start PROVIDED DATA

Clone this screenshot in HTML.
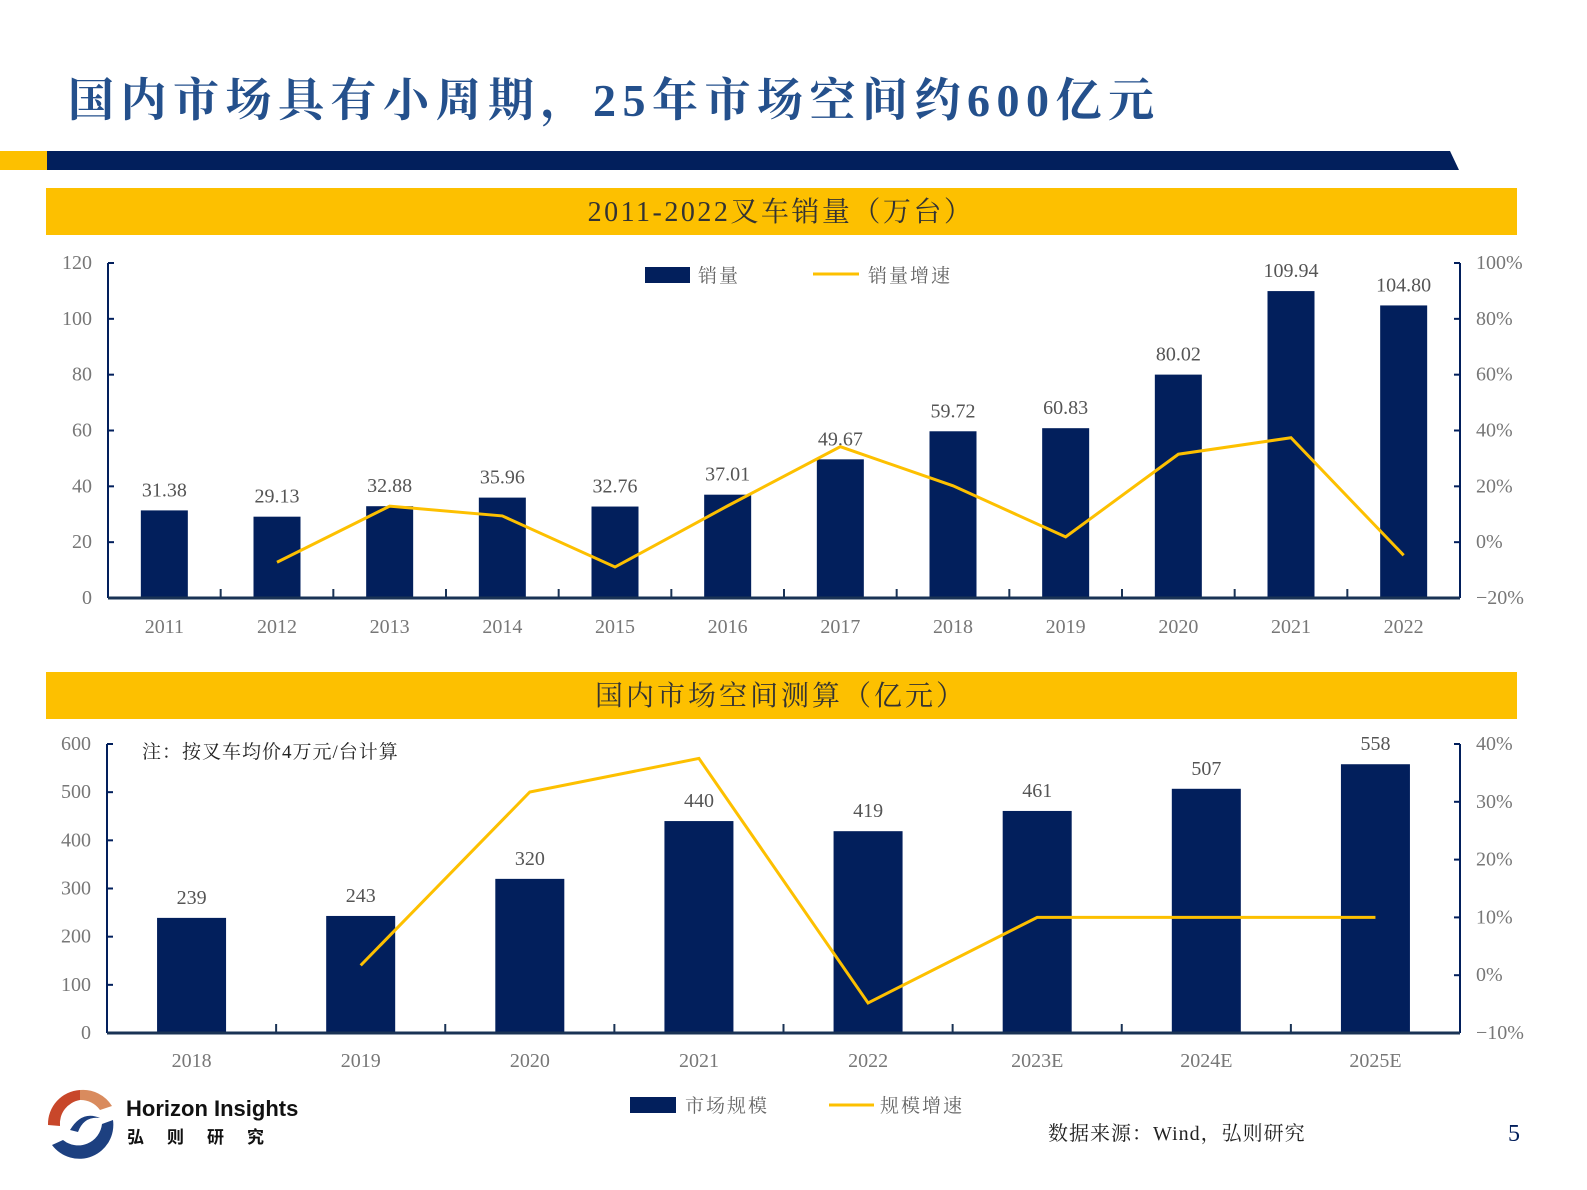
<!DOCTYPE html>
<html><head><meta charset="utf-8">
<style>
body{margin:0;background:#fff;}
svg{display:block;}
.ser{font-family:"Liberation Serif","Noto Serif CJK SC",serif;}
</style></head>
<body>
<svg width="1587" height="1190" viewBox="0 0 1587 1190" xmlns="http://www.w3.org/2000/svg" id="root">
<text x="68" y="116" font-family="'Liberation Serif','Noto Serif CJK SC',serif" font-weight="bold" font-size="46" fill="#24508c" letter-spacing="6.5">国内市场具有小周期，25年市场空间约600亿元</text>
<rect x="0" y="151" width="47" height="19" fill="#fdc000"/>
<polygon points="47,151 1450,151 1459,170 47,170" fill="#021f5c"/>
<rect x="46" y="188" width="1471" height="47" fill="#fdc000"/>
<text x="781" y="221" text-anchor="middle" class="ser" font-size="28" fill="#333" letter-spacing="2.5">2011-2022叉车销量（万台）</text>
<rect x="46" y="672" width="1471" height="47" fill="#fdc000"/>
<text x="781" y="705" text-anchor="middle" class="ser" font-size="28" fill="#333" letter-spacing="3">国内市场空间测算（亿元）</text>
<g id="c1"></g>
<g id="c2"></g>
<text x="142" y="758" class="ser" font-size="19" fill="#222" letter-spacing="1">注：按叉车均价4万元/台计算</text>
<g>
<rect x="645" y="267" width="45" height="16" fill="#021f5c"/>
<text x="698" y="282" class="ser" font-size="19" fill="#666" letter-spacing="2">销量</text>
</g>
<g>
<line x1="813" y1="274" x2="859" y2="274" stroke="#fdc000" stroke-width="3"/>
<text x="868" y="282" class="ser" font-size="19" fill="#666" letter-spacing="2">销量增速</text>
</g>
<g>
<rect x="630" y="1097" width="46" height="16" fill="#021f5c"/>
<text x="685" y="1112" class="ser" font-size="19" fill="#666" letter-spacing="2">市场规模</text>
</g>
<g>
<line x1="829" y1="1105" x2="874" y2="1105" stroke="#fdc000" stroke-width="3"/>
<text x="880" y="1112" class="ser" font-size="19" fill="#666" letter-spacing="2">规模增速</text>
</g>
<text x="1048" y="1140" class="ser" font-size="20" fill="#222" letter-spacing="1">数据来源：Wind，弘则研究</text>
<text x="1508" y="1141" class="ser" font-size="24" fill="#021f5c">5</text>
<g>
<path d="M80,1090 A34,34 0 0 0 48,1125 L60,1126 A24,24 0 0 1 80,1100 Z" fill="#c8472a"/>
<path d="M80,1090 A34,34 0 0 1 112,1106 L100,1110 A24,24 0 0 0 80,1100 Z" fill="#d98b5e"/>
<path d="M113,1120 A34,34 0 0 1 52,1145 L63,1140 A24,24 0 0 0 102,1124 Z" fill="#1d4080"/>
<path d="M70,1130 Q82,1110 100,1118 Q84,1116 78,1132 Z" fill="#1d4080"/>
</g>
<text x="126" y="1116" font-family="'Liberation Sans',sans-serif" font-weight="bold" font-size="22" fill="#111">Horizon Insights</text>
<text x="127" y="1143" font-family="'Liberation Sans','Noto Sans CJK SC',sans-serif" font-weight="bold" font-size="17" fill="#111" letter-spacing="23">弘则研究</text>
</svg>
<script>
const salesYears=['2011','2012','2013','2014','2015','2016','2017','2018','2019','2020','2021','2022'];
const salesValues=[31.38,29.13,32.88,35.96,32.76,37.01,49.67,59.72,60.83,80.02,109.94,104.80];
const salesGrowth=[null,-7.2,12.9,9.4,-8.9,13.0,34.2,20.2,1.9,31.5,37.4,-4.7];
const salesLeftTicks=[0,20,40,60,80,100,120];
const salesRightTicks=[-20,0,20,40,60,80,100];
const mktYears=['2018','2019','2020','2021','2022','2023E','2024E','2025E'];
const mktValues=[239,243,320,440,419,461,507,558];
const mktGrowth=[null,1.7,31.7,37.5,-4.8,10,10,10];
const mktLeftTicks=[0,100,200,300,400,500,600];
const mktRightTicks=[-10,0,10,20,30,40];
const NS='http://www.w3.org/2000/svg';
function mk(tag,attrs,parent){const e=document.createElementNS(NS,tag);for(const k in attrs)e.setAttribute(k,attrs[k]);parent.appendChild(e);return e;}
function draw(g,cfg){
  const {cats,vals,growth,lt,rt,x0,x1,yTop,yBot,barW,labels,fmt}=cfg;
  const lmin=lt[0],lmax=lt[lt.length-1],rmin=rt[0],rmax=rt[rt.length-1];
  const yL=v=>yBot-(v-lmin)/(lmax-lmin)*(yBot-yTop);
  const yR=v=>yBot-(v-rmin)/(rmax-rmin)*(yBot-yTop);
  const step=(x1-x0)/cats.length;
  const xc=i=>x0+(i+0.5)*step;
  lt.forEach(t=>{
    const tk=mk('line',{x1:x0,x2:x0+6,y1:yL(t),y2:yL(t),stroke:'#021f5c','stroke-width':2},g);
    
    
    const tx=mk('text',{x:x0-16,y:yL(t)+6,'text-anchor':'end','font-family':'Liberation Serif,serif','font-size':20,fill:'#777'},g);
    tx.textContent=t;
    
    
  });
  rt.forEach(t=>{
    const tk=mk('line',{x1:x1-6,x2:x1,y1:yR(t),y2:yR(t),stroke:'#021f5c','stroke-width':2},g);
    
    
    const tx=mk('text',{x:x1+16,y:yR(t)+6,'font-family':'Liberation Serif,serif','font-size':20,fill:'#777'},g);
    tx.textContent=(t<0?'\u2212'+(-t):t)+'%';
    
    
  });
  cats.forEach((c,i)=>{
    const b=mk('rect',{x:xc(i)-barW/2,y:yL(vals[i]),width:barW,height:yBot-yL(vals[i]),fill:'#021f5c'},g);
    
    
    const vl=mk('text',{x:xc(i),y:yL(vals[i])-14,'text-anchor':'middle','font-family':'Liberation Serif,serif','font-size':20,fill:'#555'},g);
    vl.textContent=fmt(vals[i]);
    
    
    const xl=mk('text',{x:xc(i),y:labels,'text-anchor':'middle','font-family':'Liberation Serif,serif','font-size':20,fill:'#777'},g);
    xl.textContent=c;
    
    
    if(i>0){
      const tk=mk('line',{x1:x0+i*step,x2:x0+i*step,y1:yBot-9,y2:yBot,stroke:'#1a3355','stroke-width':2},g);
      
      
    }
  });
  const la=mk('line',{x1:x0,x2:x0,y1:yTop,y2:yBot,stroke:'#021f5c','stroke-width':2},g);
  
  
  const ra=mk('line',{x1:x1,x2:x1,y1:yTop,y2:yBot,stroke:'#021f5c','stroke-width':2},g);
  
  
  const xa=mk('line',{x1:x0,x2:x1,y1:yBot,y2:yBot,stroke:'#1a3355','stroke-width':3},g);
  
  
  const pts=[];growth.forEach((v,i)=>{if(v!==null)pts.push(xc(i)+','+yR(v));});
  const pl=mk('polyline',{points:pts.join(' '),fill:'none',stroke:'#fdc000','stroke-width':3,'stroke-linejoin':'miter'},g);
  
  
}
draw(document.getElementById('c1'),{cats:salesYears,vals:salesValues,growth:salesGrowth,lt:salesLeftTicks,rt:salesRightTicks,x0:108,x1:1460,yTop:263,yBot:598,barW:47,labels:633,fmt:v=>v.toFixed(2)});
draw(document.getElementById('c2'),{cats:mktYears,vals:mktValues,growth:mktGrowth,lt:mktLeftTicks,rt:mktRightTicks,x0:107,x1:1460,yTop:744,yBot:1033,barW:69,labels:1067,fmt:v=>String(v)});
</script>
</body></html>
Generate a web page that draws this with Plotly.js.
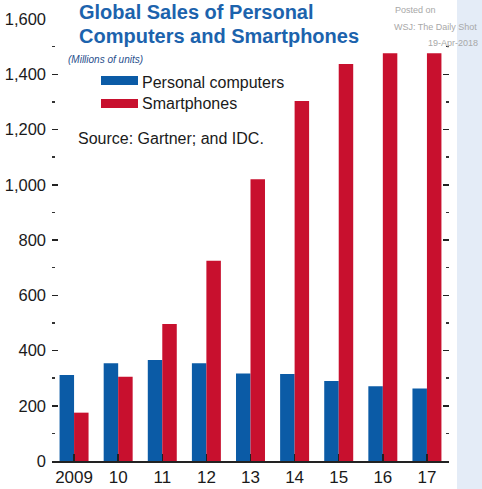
<!DOCTYPE html>
<html><head><meta charset="utf-8">
<script src="https://cdn.plot.ly/plotly-3.0.1.min.js"></script>
<style>html,body{margin:0;padding:0;background:#fff;}#chart{width:482px;height:489px;}</style>
</head><body><div id="chart"></div>
<script>
const categories = ['2009','2010','2011','2012','2013','2014','2015','2016','2017'];
const tickLabels = ['2009','10','11','12','13','14','15','16','17'];
const pcSales = [311, 354, 366, 354, 317, 315, 290, 271, 262];
const smartphoneSales = [175, 305, 496, 725, 1020, 1303, 1437, 1476, 1476];
const seriesNames = ['Personal computers', 'Smartphones'];

const W = 482, H = 489, L = 52, R = 33, T = 19, B = 28;
const PW = W - L - R, PH = H - T - B;
const px = x => (x - L) / PW;
const py = y => (H - B - y) / PH;

const SANS = '"Liberation Sans", Arial, Helvetica, sans-serif';
const BLUE = '#0b5ba6', RED = '#c8102e', TBLUE = '#1c63ad';

const xIdx = categories.map((c, i) => i);

const traces = [
  {type:'bar', name:seriesNames[0], x:xIdx, y:pcSales, marker:{color:BLUE}, hoverinfo:'y'},
  {type:'bar', name:seriesNames[1], x:xIdx, y:smartphoneSales, marker:{color:RED}, hoverinfo:'y'}
];

const ann = (text, x, y, o) => Object.assign({text, x:px(x), y:py(y), xref:'paper', yref:'paper', showarrow:false, xanchor:'left', yanchor:'middle'}, o||{});

const layout = {
  width: W, height: H,
  margin: {l:L, r:R, t:T, b:B, pad:0},
  paper_bgcolor:'#ffffff', plot_bgcolor:'rgba(0,0,0,0)',
  showlegend:false,
  barmode:'group', bargap:0.343, bargroupgap:0,
  font:{family:SANS, color:'#1a1a1a'},
  xaxis:{
    range:[-0.5, 8.5], tickmode:'array', tickvals:xIdx, ticktext:tickLabels,
    tickson:'boundaries', ticks:'inside', ticklen:7, tickwidth:1.5, tickcolor:'#222',
    showline:true, linecolor:'#222', linewidth:1.5, showgrid:false, zeroline:false,
    tickfont:{family:SANS, size:17, color:'#1a1a1a'}, fixedrange:true
  },
  yaxis:{
    range:[0, 1600], dtick:200, tickformat:',', ticks:'inside', ticklen:6, tickwidth:1.5, tickcolor:'#222',
    mirror:'ticks', showline:false, showgrid:false, zeroline:false,
    minor:{dtick:100, ticks:'inside', ticklen:3, tickwidth:1.5, tickcolor:'#333'},
    tickfont:{family:SANS, size:16.5, color:'#1a1a1a'}, ticklabelstandoff:5, fixedrange:true
  },
  shapes:[
    {type:'rect', xref:'paper', yref:'paper', x0:px(457), x1:px(482), y0:py(489), y1:py(0), fillcolor:'#e4ecf7', line:{width:0}, layer:'below'},
    {type:'rect', xref:'paper', yref:'paper', x0:px(101), x1:px(138), y0:py(85), y1:py(76), fillcolor:BLUE, line:{width:0}},
    {type:'rect', xref:'paper', yref:'paper', x0:px(101), x1:px(138), y0:py(108), y1:py(99), fillcolor:RED, line:{width:0}}
  ],
  annotations:[
    ann('<b>Global Sales of Personal</b>', 77, 12, {font:{family:SANS, size:20, color:TBLUE}}),
    ann('<b>Computers and Smartphones</b>', 77, 36, {font:{family:SANS, size:20, color:TBLUE}}),
    ann('<i>(Millions of units)</i>', 66, 59, {font:{family:SANS, size:10, color:'#1f4e8c'}}),
    ann(seriesNames[0], 140, 82, {font:{family:SANS, size:16, color:'#1a1a1a'}}),
    ann(seriesNames[1], 140, 104, {font:{family:SANS, size:16, color:'#1a1a1a'}}),
    ann('Source: Gartner; and IDC.', 76, 138, {font:{family:SANS, size:16, color:'#1a1a1a'}}),
    ann('Posted on', 393, 10, {font:{family:SANS, size:9, color:'#a8a8a8'}}),
    ann('WSJ: The Daily Shot', 479, 27, {xanchor:'right', font:{family:SANS, size:9, color:'#a8a8a8'}}),
    ann('19-Apr-2018', 480, 43, {xanchor:'right', font:{family:SANS, size:9, color:'#a8a8a8'}})
  ]
};

Plotly.newPlot('chart', traces, layout, {displayModeBar:false, staticPlot:true});
</script></body></html>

end PROVIDED DATA

● SHORT EXERCISE:
Say how many lines contain "this", and give nothing but that number.

● EXERCISE RESULT:
2